Aim of the task:
Each line from the line with "Clone this chart in matplotlib." to the line with "15.4, 21.3, 30.7, 42.4, 49.8, 55.6, 59.4, 62.3]", inclusive, is to be repeated exactly; no other line and no picture belongs in the copy.
▽
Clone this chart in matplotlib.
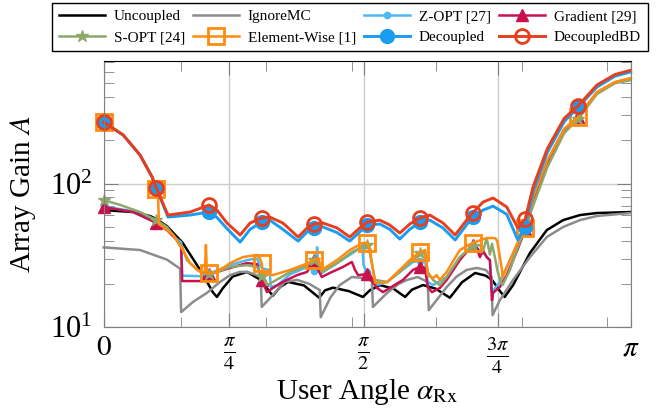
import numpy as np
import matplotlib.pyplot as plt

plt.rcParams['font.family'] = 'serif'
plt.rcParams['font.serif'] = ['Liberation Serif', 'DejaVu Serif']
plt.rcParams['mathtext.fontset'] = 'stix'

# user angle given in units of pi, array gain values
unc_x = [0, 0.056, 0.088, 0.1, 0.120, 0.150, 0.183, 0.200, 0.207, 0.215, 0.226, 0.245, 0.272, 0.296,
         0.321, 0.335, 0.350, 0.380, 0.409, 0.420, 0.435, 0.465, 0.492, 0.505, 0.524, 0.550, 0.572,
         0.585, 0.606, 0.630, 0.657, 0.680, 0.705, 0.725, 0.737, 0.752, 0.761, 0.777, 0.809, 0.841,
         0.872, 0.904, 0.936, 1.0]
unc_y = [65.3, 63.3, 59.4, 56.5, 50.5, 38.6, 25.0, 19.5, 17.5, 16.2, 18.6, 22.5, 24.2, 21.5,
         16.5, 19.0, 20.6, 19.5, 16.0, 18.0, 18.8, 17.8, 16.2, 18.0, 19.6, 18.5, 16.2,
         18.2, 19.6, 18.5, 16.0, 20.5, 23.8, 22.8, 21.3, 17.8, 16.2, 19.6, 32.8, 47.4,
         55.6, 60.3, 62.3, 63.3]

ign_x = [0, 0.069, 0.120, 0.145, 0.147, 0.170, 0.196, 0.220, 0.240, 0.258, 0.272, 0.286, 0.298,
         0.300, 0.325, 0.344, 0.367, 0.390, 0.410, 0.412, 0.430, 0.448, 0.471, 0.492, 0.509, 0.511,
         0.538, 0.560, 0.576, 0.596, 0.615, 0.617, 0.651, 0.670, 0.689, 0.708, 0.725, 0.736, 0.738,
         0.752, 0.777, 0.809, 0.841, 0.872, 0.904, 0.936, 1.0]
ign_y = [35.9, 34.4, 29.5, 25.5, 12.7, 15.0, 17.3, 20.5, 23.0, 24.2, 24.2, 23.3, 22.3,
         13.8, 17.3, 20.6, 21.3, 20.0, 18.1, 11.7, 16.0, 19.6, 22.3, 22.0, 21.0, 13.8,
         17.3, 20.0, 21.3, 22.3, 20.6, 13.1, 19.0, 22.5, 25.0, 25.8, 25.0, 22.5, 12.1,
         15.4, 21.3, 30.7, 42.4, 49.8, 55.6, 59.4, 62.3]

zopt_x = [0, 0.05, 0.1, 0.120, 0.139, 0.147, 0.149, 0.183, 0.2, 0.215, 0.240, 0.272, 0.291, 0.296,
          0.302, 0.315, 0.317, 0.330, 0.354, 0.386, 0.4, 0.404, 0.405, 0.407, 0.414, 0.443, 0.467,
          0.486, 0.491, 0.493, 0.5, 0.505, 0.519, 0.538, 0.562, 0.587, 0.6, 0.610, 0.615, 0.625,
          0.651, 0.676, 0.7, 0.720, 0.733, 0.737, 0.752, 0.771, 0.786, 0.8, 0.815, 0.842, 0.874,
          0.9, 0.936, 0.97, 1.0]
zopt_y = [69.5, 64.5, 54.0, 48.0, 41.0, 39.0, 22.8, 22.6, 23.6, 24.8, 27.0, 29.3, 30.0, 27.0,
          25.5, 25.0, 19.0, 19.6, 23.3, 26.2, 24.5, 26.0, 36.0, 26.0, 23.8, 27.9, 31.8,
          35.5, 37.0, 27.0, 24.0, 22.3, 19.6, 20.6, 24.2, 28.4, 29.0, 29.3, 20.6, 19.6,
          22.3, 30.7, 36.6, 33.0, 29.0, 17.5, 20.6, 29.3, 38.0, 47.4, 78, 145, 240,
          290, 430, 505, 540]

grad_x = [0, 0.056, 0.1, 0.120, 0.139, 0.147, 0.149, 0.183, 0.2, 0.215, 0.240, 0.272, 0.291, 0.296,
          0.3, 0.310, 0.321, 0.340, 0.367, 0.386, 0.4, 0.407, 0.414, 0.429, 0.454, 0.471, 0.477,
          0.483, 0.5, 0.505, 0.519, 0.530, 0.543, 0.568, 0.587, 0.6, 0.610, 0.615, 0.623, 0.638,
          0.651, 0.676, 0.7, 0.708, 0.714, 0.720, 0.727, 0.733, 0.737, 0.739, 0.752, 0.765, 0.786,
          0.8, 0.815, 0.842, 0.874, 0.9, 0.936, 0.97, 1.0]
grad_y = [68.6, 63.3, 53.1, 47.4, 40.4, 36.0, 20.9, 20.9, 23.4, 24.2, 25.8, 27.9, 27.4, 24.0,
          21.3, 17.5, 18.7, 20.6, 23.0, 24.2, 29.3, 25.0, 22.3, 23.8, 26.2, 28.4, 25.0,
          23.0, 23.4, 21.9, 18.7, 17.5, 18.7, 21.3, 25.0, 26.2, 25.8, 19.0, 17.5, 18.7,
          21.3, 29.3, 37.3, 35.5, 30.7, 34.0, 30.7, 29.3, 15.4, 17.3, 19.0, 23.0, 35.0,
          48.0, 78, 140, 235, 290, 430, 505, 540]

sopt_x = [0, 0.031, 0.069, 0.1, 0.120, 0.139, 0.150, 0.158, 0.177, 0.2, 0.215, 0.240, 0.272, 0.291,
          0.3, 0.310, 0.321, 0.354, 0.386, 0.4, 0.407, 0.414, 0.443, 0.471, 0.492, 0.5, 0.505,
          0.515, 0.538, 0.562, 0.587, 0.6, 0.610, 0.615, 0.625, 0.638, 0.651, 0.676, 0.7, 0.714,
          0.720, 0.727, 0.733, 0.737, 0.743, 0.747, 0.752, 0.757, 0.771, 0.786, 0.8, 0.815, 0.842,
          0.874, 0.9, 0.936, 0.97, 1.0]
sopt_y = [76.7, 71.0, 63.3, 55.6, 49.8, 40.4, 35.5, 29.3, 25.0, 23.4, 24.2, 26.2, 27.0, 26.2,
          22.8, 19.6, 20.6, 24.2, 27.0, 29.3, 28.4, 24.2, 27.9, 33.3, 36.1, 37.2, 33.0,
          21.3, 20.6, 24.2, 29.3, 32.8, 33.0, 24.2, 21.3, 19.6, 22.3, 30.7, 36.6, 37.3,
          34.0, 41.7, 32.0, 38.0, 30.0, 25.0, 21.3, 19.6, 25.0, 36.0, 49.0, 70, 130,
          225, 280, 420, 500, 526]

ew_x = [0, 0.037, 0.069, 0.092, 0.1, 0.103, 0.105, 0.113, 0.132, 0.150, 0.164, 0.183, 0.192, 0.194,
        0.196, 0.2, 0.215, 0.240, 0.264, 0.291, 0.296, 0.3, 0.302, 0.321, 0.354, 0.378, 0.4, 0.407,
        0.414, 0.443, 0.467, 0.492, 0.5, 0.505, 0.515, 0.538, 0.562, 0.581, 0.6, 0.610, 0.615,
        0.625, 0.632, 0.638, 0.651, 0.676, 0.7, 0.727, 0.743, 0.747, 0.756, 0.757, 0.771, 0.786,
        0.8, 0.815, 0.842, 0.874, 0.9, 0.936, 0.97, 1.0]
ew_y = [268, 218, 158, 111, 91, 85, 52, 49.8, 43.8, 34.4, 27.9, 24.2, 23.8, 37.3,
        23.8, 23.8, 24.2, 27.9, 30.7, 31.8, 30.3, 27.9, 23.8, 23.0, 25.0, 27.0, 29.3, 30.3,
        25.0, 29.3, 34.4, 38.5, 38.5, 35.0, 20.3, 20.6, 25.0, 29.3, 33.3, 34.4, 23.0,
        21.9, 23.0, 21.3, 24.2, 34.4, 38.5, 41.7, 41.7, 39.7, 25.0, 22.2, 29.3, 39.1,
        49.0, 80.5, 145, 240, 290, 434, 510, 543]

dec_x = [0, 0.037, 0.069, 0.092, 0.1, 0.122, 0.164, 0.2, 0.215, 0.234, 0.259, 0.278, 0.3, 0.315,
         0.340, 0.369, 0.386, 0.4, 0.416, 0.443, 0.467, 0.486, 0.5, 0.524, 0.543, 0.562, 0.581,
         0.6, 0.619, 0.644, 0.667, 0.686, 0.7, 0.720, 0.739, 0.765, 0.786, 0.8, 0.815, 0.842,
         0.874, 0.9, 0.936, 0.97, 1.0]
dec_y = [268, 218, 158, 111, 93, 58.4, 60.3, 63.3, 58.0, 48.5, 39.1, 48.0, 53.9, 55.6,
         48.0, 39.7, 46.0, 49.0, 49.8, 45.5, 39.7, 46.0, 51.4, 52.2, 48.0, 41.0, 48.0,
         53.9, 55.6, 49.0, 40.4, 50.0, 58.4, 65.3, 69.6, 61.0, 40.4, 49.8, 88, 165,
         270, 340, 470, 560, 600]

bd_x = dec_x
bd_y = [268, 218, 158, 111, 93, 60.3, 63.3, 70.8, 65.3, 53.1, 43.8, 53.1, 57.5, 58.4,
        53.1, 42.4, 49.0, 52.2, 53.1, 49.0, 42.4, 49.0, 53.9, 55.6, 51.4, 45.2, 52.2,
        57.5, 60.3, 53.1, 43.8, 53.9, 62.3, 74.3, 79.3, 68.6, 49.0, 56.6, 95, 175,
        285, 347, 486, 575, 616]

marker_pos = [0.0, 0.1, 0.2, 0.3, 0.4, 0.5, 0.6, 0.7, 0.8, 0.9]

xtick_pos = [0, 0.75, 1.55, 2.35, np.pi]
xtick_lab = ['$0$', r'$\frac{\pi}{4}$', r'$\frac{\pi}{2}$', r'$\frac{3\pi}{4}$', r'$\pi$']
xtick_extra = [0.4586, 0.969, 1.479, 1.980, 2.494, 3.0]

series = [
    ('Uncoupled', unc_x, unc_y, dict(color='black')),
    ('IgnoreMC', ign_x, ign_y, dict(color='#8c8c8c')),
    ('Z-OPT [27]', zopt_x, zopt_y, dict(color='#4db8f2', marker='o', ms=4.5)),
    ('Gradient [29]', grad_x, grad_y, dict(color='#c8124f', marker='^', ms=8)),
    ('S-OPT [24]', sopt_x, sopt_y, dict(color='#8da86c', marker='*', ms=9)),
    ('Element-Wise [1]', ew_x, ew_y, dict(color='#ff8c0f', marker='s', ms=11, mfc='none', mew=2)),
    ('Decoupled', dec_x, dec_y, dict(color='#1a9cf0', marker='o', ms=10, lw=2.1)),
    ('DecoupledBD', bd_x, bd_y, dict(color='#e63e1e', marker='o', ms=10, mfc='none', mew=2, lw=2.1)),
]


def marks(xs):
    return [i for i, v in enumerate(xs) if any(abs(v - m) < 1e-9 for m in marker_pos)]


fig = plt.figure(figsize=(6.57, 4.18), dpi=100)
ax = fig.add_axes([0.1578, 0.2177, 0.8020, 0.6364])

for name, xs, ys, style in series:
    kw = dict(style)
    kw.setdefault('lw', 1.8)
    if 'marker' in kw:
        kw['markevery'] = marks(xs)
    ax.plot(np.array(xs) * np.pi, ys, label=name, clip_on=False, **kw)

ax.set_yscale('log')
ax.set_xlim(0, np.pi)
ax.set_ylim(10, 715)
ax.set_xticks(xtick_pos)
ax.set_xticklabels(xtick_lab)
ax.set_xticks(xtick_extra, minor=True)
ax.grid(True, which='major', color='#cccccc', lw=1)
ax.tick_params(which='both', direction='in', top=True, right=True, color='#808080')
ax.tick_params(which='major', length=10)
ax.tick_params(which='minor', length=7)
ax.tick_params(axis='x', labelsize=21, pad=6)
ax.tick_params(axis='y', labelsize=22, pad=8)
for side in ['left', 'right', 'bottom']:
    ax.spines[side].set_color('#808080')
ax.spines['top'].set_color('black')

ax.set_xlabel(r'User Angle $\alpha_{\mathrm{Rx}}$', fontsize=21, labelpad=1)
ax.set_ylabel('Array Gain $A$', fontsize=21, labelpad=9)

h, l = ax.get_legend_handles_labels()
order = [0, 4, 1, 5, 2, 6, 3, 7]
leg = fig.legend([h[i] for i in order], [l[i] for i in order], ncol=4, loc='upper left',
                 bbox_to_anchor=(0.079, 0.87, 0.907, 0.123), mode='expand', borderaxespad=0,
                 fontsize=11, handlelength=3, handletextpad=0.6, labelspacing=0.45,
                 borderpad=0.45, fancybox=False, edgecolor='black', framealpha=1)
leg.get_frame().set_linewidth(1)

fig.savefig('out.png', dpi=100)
△
▽
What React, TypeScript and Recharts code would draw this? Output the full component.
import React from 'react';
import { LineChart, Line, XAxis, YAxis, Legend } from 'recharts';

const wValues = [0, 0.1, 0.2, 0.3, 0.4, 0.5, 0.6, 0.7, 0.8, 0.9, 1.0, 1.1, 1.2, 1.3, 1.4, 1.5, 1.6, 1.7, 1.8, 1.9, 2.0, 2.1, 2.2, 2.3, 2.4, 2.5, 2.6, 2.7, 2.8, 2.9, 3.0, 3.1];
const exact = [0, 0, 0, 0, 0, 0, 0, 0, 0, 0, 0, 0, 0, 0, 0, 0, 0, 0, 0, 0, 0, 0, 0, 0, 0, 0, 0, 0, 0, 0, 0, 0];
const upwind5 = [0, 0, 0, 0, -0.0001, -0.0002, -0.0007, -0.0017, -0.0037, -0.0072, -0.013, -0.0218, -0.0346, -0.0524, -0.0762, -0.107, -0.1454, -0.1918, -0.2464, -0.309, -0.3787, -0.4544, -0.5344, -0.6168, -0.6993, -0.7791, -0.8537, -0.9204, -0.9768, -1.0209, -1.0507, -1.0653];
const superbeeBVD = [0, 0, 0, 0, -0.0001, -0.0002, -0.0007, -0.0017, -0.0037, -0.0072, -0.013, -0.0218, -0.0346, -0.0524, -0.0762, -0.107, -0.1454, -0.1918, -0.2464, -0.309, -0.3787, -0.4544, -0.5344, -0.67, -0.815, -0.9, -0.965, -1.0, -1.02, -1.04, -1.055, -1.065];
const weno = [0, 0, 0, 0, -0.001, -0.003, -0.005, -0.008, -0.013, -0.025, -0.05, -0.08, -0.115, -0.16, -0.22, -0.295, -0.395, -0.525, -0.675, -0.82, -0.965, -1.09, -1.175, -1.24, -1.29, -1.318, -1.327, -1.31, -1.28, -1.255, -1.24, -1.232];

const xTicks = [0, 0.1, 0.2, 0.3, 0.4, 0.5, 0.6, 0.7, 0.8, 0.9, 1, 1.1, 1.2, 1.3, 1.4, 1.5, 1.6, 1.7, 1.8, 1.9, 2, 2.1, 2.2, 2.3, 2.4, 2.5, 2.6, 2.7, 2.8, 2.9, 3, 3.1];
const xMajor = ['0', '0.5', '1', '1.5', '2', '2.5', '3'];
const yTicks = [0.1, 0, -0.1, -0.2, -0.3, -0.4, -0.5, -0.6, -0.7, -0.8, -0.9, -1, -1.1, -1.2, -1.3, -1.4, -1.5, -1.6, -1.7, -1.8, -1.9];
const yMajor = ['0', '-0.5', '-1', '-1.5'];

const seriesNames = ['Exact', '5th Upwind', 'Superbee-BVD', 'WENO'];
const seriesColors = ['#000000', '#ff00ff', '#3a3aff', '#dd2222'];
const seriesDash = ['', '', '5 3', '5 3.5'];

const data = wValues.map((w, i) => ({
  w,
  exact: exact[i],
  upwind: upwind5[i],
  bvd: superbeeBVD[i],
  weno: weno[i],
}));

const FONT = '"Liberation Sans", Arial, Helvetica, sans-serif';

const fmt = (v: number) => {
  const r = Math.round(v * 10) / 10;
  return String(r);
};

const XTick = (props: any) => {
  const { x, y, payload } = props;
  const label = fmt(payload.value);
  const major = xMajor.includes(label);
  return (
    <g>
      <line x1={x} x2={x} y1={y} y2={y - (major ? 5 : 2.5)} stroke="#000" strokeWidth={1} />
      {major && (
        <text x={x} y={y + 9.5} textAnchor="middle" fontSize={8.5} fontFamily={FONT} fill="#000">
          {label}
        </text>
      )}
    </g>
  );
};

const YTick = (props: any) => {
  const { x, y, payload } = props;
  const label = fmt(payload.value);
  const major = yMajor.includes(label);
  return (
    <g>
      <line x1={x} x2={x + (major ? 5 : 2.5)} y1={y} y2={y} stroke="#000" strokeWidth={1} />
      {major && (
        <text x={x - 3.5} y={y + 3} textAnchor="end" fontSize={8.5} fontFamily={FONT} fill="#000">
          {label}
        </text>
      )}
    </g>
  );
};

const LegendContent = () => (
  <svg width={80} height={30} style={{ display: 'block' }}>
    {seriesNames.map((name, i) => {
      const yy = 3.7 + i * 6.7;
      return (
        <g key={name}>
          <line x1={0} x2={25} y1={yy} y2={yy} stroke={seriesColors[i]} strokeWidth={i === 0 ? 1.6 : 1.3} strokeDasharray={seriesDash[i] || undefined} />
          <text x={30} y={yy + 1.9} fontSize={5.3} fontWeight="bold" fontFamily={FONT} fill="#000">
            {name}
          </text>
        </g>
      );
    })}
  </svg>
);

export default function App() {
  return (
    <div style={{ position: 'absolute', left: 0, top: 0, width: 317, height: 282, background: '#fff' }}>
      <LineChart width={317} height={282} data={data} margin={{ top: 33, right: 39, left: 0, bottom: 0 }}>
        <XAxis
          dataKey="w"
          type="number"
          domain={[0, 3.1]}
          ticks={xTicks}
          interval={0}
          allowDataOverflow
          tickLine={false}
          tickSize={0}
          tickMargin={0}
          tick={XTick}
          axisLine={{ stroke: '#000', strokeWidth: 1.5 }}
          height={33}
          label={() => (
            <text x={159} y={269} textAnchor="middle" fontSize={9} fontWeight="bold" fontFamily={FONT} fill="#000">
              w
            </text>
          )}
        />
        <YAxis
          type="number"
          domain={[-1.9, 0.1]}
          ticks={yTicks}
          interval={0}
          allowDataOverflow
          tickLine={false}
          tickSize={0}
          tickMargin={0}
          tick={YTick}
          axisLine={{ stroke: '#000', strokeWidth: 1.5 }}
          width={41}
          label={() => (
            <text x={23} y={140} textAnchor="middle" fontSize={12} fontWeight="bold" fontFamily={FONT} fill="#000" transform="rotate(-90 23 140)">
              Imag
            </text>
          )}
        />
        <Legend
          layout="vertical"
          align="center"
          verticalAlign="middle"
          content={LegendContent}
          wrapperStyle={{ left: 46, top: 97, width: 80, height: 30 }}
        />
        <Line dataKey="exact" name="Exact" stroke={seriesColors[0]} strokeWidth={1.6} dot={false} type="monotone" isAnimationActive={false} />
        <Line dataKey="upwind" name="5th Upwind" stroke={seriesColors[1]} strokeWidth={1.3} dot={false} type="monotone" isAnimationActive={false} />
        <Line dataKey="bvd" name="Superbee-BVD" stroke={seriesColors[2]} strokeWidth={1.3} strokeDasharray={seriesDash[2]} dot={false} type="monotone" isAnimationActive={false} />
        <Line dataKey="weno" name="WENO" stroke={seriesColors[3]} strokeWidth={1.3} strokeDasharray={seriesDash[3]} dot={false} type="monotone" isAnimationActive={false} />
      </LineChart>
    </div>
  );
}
△
Expected answer:
Clone this chart in matplotlib.
import numpy as np
import matplotlib.pyplot as plt

plt.rcParams['font.family'] = 'serif'
plt.rcParams['font.serif'] = ['Liberation Serif', 'DejaVu Serif']
plt.rcParams['mathtext.fontset'] = 'stix'

# user angle given in units of pi, array gain values
unc_x = [0, 0.056, 0.088, 0.1, 0.120, 0.150, 0.183, 0.200, 0.207, 0.215, 0.226, 0.245, 0.272, 0.296,
         0.321, 0.335, 0.350, 0.380, 0.409, 0.420, 0.435, 0.465, 0.492, 0.505, 0.524, 0.550, 0.572,
         0.585, 0.606, 0.630, 0.657, 0.680, 0.705, 0.725, 0.737, 0.752, 0.761, 0.777, 0.809, 0.841,
         0.872, 0.904, 0.936, 1.0]
unc_y = [65.3, 63.3, 59.4, 56.5, 50.5, 38.6, 25.0, 19.5, 17.5, 16.2, 18.6, 22.5, 24.2, 21.5,
         16.5, 19.0, 20.6, 19.5, 16.0, 18.0, 18.8, 17.8, 16.2, 18.0, 19.6, 18.5, 16.2,
         18.2, 19.6, 18.5, 16.0, 20.5, 23.8, 22.8, 21.3, 17.8, 16.2, 19.6, 32.8, 47.4,
         55.6, 60.3, 62.3, 63.3]

ign_x = [0, 0.069, 0.120, 0.145, 0.147, 0.170, 0.196, 0.220, 0.240, 0.258, 0.272, 0.286, 0.298,
         0.300, 0.325, 0.344, 0.367, 0.390, 0.410, 0.412, 0.430, 0.448, 0.471, 0.492, 0.509, 0.511,
         0.538, 0.560, 0.576, 0.596, 0.615, 0.617, 0.651, 0.670, 0.689, 0.708, 0.725, 0.736, 0.738,
         0.752, 0.777, 0.809, 0.841, 0.872, 0.904, 0.936, 1.0]
ign_y = [35.9, 34.4, 29.5, 25.5, 12.7, 15.0, 17.3, 20.5, 23.0, 24.2, 24.2, 23.3, 22.3,
         13.8, 17.3, 20.6, 21.3, 20.0, 18.1, 11.7, 16.0, 19.6, 22.3, 22.0, 21.0, 13.8,
         17.3, 20.0, 21.3, 22.3, 20.6, 13.1, 19.0, 22.5, 25.0, 25.8, 25.0, 22.5, 12.1,
         15.4, 21.3, 30.7, 42.4, 49.8, 55.6, 59.4, 62.3]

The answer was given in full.